▸ Brief: Work out the number of lines containing "page". Give that number alone.

▸ Source data:
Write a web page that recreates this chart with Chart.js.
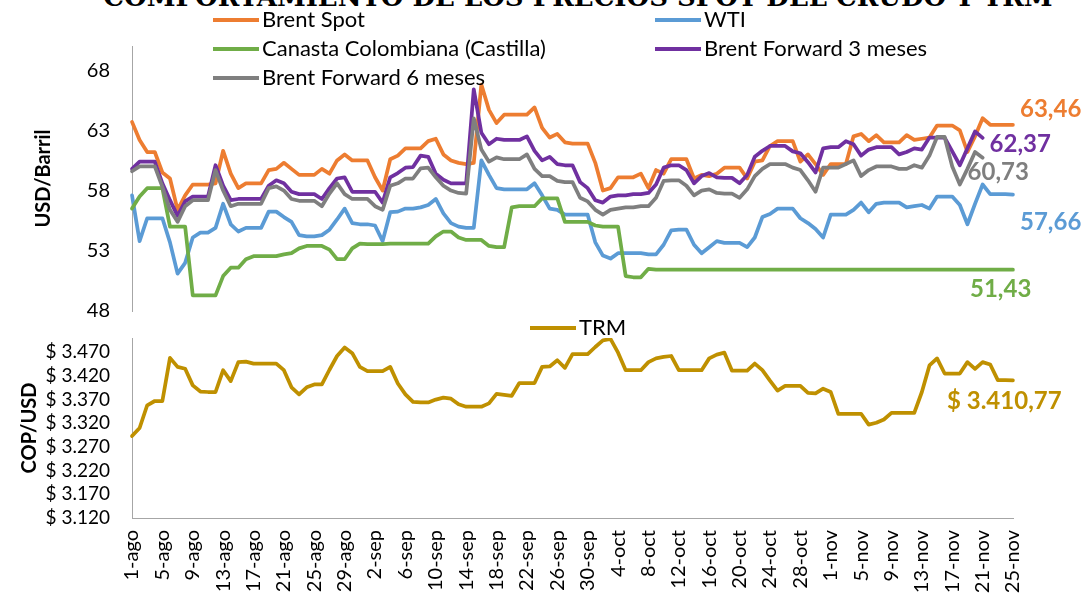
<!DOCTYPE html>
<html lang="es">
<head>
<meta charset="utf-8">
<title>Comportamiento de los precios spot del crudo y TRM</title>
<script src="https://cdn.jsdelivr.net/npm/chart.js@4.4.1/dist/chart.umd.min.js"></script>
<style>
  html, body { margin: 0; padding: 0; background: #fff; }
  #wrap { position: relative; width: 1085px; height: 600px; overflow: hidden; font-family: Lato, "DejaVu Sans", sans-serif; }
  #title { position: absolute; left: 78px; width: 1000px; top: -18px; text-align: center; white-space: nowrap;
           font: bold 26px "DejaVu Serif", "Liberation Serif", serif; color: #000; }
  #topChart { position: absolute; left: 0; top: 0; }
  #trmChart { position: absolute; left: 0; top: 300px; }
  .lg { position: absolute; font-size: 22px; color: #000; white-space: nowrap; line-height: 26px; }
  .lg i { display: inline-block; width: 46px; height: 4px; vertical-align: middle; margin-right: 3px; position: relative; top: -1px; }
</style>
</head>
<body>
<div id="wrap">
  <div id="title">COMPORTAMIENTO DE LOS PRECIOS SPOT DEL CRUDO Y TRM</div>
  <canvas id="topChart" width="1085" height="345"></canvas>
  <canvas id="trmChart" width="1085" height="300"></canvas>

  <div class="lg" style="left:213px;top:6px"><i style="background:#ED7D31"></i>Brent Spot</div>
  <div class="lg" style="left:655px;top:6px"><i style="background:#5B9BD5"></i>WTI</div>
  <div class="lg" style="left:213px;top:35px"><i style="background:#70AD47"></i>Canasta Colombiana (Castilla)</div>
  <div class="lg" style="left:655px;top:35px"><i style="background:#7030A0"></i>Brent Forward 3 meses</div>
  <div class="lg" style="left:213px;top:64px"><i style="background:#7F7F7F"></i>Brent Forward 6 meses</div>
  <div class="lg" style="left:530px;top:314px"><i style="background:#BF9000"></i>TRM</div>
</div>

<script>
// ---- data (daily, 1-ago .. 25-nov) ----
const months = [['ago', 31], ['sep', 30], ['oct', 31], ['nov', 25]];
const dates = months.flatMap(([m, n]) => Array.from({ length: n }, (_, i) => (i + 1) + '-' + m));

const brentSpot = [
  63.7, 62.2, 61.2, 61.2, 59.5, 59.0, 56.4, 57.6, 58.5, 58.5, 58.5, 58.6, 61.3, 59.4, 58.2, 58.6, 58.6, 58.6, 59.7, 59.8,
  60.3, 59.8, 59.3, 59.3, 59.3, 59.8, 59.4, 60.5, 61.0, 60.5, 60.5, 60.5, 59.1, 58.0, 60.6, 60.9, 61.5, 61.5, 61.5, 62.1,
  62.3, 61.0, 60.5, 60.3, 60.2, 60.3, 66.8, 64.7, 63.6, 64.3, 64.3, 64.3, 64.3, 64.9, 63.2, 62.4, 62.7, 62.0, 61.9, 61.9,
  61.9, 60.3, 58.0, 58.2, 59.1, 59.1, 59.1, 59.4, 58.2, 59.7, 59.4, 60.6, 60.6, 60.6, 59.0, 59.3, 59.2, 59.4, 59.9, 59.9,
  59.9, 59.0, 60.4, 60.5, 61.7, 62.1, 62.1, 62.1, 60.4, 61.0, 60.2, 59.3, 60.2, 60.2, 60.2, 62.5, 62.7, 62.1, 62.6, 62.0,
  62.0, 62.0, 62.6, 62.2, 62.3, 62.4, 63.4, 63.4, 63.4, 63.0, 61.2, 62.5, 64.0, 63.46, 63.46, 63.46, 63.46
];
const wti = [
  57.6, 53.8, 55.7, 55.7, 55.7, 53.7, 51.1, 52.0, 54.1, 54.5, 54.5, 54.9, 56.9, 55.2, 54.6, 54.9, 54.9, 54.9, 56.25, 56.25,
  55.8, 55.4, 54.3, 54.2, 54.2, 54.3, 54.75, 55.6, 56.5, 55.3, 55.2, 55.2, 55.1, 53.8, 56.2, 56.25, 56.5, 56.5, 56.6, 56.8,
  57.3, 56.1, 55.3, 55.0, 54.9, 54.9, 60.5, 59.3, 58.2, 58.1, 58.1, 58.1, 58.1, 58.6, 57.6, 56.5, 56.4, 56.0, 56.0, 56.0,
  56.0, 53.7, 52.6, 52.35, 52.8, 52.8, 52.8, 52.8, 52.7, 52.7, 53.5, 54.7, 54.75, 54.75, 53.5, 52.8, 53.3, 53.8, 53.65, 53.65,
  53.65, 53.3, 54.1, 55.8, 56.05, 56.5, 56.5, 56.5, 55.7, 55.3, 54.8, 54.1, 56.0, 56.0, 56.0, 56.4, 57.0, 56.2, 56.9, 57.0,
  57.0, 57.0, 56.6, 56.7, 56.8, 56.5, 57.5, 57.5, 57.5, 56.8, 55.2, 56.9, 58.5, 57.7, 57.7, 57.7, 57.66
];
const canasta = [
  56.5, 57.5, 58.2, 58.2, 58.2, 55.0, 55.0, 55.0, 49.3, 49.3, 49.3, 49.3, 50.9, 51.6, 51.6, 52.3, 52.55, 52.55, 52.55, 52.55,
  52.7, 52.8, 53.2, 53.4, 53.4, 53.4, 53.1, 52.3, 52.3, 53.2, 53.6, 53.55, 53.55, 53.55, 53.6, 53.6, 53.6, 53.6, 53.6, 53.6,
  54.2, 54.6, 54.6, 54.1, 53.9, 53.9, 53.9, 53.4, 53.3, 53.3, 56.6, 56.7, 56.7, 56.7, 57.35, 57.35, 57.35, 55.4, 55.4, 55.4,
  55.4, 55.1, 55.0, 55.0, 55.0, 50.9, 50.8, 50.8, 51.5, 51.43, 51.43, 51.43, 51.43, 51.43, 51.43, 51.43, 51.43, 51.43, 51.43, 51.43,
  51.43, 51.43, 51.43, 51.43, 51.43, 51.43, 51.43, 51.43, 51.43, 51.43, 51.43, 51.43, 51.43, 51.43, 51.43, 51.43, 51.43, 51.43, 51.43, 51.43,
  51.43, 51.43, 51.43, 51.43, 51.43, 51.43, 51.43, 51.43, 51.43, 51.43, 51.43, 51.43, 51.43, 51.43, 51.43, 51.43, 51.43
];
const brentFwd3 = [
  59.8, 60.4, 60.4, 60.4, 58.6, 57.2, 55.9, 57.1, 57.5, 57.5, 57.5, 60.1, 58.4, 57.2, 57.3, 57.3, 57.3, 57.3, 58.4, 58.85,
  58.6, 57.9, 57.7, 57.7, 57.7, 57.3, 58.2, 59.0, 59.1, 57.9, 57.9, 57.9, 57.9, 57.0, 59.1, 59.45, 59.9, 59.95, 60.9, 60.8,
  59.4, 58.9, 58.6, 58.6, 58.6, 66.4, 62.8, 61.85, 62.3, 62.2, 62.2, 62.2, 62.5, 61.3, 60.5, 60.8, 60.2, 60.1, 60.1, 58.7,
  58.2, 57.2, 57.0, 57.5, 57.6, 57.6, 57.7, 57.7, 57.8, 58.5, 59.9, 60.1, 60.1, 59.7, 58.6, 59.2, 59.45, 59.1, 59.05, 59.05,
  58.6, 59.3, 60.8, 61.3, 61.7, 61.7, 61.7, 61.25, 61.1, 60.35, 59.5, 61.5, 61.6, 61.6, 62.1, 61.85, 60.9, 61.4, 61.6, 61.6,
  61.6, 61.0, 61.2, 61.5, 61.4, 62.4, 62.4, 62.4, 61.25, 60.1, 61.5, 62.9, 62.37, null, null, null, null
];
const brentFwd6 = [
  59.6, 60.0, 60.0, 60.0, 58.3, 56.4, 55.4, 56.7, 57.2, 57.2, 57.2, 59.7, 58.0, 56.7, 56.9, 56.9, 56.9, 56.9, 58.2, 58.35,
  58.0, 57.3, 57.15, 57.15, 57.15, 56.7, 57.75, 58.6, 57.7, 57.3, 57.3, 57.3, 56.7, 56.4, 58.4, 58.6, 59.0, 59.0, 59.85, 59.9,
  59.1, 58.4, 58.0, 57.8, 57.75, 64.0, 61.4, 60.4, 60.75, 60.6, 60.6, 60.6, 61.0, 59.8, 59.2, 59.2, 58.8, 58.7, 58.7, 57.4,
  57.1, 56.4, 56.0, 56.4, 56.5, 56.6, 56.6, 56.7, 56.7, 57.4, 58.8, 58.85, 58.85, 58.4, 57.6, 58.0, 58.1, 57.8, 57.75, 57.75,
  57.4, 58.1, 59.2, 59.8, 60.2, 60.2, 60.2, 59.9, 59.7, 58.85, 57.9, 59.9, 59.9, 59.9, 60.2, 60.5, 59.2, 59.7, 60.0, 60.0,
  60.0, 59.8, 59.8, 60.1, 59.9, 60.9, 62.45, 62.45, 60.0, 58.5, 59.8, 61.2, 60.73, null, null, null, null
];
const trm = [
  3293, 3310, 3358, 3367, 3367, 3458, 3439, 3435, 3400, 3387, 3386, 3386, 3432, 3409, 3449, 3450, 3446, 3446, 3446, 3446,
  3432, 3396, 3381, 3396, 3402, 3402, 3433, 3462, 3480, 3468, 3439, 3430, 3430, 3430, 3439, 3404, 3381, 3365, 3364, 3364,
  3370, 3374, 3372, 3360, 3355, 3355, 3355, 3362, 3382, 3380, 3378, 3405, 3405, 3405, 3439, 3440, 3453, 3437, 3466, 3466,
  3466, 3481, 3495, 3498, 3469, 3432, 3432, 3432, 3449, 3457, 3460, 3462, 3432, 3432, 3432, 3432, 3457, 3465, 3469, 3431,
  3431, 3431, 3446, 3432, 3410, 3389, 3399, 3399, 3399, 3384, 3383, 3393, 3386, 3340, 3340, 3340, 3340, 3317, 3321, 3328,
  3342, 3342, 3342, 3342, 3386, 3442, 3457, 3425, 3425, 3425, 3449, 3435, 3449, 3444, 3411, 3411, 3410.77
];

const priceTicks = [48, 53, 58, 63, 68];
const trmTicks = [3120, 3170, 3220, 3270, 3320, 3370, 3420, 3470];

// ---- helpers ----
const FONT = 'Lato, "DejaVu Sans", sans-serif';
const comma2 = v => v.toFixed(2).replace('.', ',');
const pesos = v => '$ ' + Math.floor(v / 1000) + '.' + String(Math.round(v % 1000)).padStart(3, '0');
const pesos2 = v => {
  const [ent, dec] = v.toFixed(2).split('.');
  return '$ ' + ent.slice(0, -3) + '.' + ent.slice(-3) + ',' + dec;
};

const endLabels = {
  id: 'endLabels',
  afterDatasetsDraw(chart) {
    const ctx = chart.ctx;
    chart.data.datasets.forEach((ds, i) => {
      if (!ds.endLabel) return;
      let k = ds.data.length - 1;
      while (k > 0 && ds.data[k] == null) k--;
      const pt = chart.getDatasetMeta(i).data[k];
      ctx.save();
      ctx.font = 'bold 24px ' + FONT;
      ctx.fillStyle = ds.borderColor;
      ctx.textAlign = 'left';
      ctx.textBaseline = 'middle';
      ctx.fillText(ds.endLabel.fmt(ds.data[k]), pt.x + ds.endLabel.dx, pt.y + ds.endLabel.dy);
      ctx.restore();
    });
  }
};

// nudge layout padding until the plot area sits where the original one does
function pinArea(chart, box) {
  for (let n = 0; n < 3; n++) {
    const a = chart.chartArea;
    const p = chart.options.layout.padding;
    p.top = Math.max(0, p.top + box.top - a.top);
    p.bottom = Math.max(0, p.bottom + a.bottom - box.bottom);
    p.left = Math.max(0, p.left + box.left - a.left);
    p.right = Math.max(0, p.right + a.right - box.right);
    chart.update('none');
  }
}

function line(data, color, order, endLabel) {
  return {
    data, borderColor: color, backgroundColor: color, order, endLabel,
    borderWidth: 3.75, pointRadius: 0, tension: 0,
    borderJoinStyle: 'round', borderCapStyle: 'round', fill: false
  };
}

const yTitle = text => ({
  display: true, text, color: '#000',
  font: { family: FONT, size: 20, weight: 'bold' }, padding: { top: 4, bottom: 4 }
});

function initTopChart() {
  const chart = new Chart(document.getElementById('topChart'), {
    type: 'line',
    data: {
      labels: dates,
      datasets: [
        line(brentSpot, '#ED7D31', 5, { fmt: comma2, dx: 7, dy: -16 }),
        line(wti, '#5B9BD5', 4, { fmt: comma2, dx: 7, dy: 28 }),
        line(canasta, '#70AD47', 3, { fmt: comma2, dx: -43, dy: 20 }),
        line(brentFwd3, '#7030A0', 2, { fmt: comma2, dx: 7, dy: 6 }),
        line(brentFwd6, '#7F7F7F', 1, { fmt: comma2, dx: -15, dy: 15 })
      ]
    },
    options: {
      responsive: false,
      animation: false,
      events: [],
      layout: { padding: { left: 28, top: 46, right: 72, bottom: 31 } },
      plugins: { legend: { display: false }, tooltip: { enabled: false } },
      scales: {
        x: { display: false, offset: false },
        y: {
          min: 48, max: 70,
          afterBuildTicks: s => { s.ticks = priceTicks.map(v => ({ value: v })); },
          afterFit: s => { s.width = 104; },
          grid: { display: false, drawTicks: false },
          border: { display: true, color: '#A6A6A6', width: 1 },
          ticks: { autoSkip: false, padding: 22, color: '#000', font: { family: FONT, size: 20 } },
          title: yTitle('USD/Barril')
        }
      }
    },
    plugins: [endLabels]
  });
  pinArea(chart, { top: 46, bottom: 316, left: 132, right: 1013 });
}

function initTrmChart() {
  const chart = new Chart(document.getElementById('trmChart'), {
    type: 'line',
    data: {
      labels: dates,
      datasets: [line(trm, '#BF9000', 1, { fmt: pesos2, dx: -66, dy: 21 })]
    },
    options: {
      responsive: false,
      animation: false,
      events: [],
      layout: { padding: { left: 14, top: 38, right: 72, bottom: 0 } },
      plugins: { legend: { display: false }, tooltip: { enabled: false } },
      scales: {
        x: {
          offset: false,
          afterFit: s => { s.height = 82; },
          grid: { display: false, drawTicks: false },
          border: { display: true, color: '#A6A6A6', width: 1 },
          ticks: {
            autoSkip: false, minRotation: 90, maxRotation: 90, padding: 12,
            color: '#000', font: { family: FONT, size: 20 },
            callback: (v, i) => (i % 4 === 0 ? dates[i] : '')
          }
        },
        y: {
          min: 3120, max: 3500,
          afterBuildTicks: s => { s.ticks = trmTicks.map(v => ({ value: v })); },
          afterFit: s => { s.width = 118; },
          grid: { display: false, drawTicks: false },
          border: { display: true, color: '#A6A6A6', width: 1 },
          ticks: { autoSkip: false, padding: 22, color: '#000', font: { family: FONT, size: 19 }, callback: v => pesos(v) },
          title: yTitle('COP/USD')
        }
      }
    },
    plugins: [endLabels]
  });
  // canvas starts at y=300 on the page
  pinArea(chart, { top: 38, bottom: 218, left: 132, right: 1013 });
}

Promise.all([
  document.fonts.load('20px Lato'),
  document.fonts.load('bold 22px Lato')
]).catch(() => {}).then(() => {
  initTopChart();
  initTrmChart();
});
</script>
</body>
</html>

▸ Written response: 2